(Code that draws figures)
------
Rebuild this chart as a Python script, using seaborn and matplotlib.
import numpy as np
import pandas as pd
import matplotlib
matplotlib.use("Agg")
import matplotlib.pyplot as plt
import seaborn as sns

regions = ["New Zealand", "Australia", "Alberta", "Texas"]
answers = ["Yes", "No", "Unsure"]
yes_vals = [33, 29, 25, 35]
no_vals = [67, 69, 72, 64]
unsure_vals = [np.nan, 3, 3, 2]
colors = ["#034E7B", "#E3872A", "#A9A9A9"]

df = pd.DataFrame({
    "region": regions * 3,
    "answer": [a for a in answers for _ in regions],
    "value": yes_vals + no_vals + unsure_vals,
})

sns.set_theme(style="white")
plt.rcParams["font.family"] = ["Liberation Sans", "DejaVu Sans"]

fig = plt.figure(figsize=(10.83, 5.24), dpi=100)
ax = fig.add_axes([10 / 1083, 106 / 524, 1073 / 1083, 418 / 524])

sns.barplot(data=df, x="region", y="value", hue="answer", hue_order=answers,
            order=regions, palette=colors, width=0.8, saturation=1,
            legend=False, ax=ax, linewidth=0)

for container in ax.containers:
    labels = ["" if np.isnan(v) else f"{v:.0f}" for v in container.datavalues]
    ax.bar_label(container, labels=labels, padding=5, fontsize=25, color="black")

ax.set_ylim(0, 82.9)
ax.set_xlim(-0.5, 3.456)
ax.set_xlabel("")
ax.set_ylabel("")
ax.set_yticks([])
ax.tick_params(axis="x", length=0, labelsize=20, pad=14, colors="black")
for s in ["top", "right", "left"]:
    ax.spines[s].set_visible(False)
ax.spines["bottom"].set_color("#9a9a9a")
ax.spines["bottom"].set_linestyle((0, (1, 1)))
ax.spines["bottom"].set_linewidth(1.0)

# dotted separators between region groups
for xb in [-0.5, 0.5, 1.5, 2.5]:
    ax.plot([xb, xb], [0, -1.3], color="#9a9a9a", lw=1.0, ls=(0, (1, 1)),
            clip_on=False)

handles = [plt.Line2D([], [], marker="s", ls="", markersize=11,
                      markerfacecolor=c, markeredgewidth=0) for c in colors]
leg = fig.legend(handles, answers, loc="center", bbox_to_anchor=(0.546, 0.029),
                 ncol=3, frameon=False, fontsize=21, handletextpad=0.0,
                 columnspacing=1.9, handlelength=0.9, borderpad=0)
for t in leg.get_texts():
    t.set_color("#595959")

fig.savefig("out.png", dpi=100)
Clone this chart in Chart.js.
------
Retype the records in full. Keep every line identical to the original.

Problem solution
Rebuild this chart as a Python script, using seaborn and matplotlib.
import numpy as np
import pandas as pd
import matplotlib
matplotlib.use("Agg")
import matplotlib.pyplot as plt
import seaborn as sns

regions = ["New Zealand", "Australia", "Alberta", "Texas"]
answers = ["Yes", "No", "Unsure"]
yes_vals = [33, 29, 25, 35]
no_vals = [67, 69, 72, 64]
unsure_vals = [np.nan, 3, 3, 2]
colors = ["#034E7B", "#E3872A", "#A9A9A9"]

df = pd.DataFrame({
    "region": regions * 3,
    "answer": [a for a in answers for _ in regions],
    "value": yes_vals + no_vals + unsure_vals,
})

sns.set_theme(style="white")
plt.rcParams["font.family"] = ["Liberation Sans", "DejaVu Sans"]

fig = plt.figure(figsize=(10.83, 5.24), dpi=100)
ax = fig.add_axes([10 / 1083, 106 / 524, 1073 / 1083, 418 / 524])

sns.barplot(data=df, x="region", y="value", hue="answer", hue_order=answers,
            order=regions, palette=colors, width=0.8, saturation=1,
            legend=False, ax=ax, linewidth=0)

for container in ax.containers:
    labels = ["" if np.isnan(v) else f"{v:.0f}" for v in container.datavalues]
    ax.bar_label(container, labels=labels, padding=5, fontsize=25, color="black")

ax.set_ylim(0, 82.9)
ax.set_xlim(-0.5, 3.456)
ax.set_xlabel("")
ax.set_ylabel("")
ax.set_yticks([])
ax.tick_params(axis="x", length=0, labelsize=20, pad=14, colors="black")
for s in ["top", "right", "left"]:
    ax.spines[s].set_visible(False)
ax.spines["bottom"].set_color("#9a9a9a")
ax.spines["bottom"].set_linestyle((0, (1, 1)))
ax.spines["bottom"].set_linewidth(1.0)

# dotted separators between region groups
for xb in [-0.5, 0.5, 1.5, 2.5]:
    ax.plot([xb, xb], [0, -1.3], color="#9a9a9a", lw=1.0, ls=(0, (1, 1)),
            clip_on=False)

handles = [plt.Line2D([], [], marker="s", ls="", markersize=11,
                      markerfacecolor=c, markeredgewidth=0) for c in colors]
leg = fig.legend(handles, answers, loc="center", bbox_to_anchor=(0.546, 0.029),
                 ncol=3, frameon=False, fontsize=21, handletextpad=0.0,
                 columnspacing=1.9, handlelength=0.9, borderpad=0)
for t in leg.get_texts():
    t.set_color("#595959")

fig.savefig("out.png", dpi=100)
Clone this chart in Chart.js.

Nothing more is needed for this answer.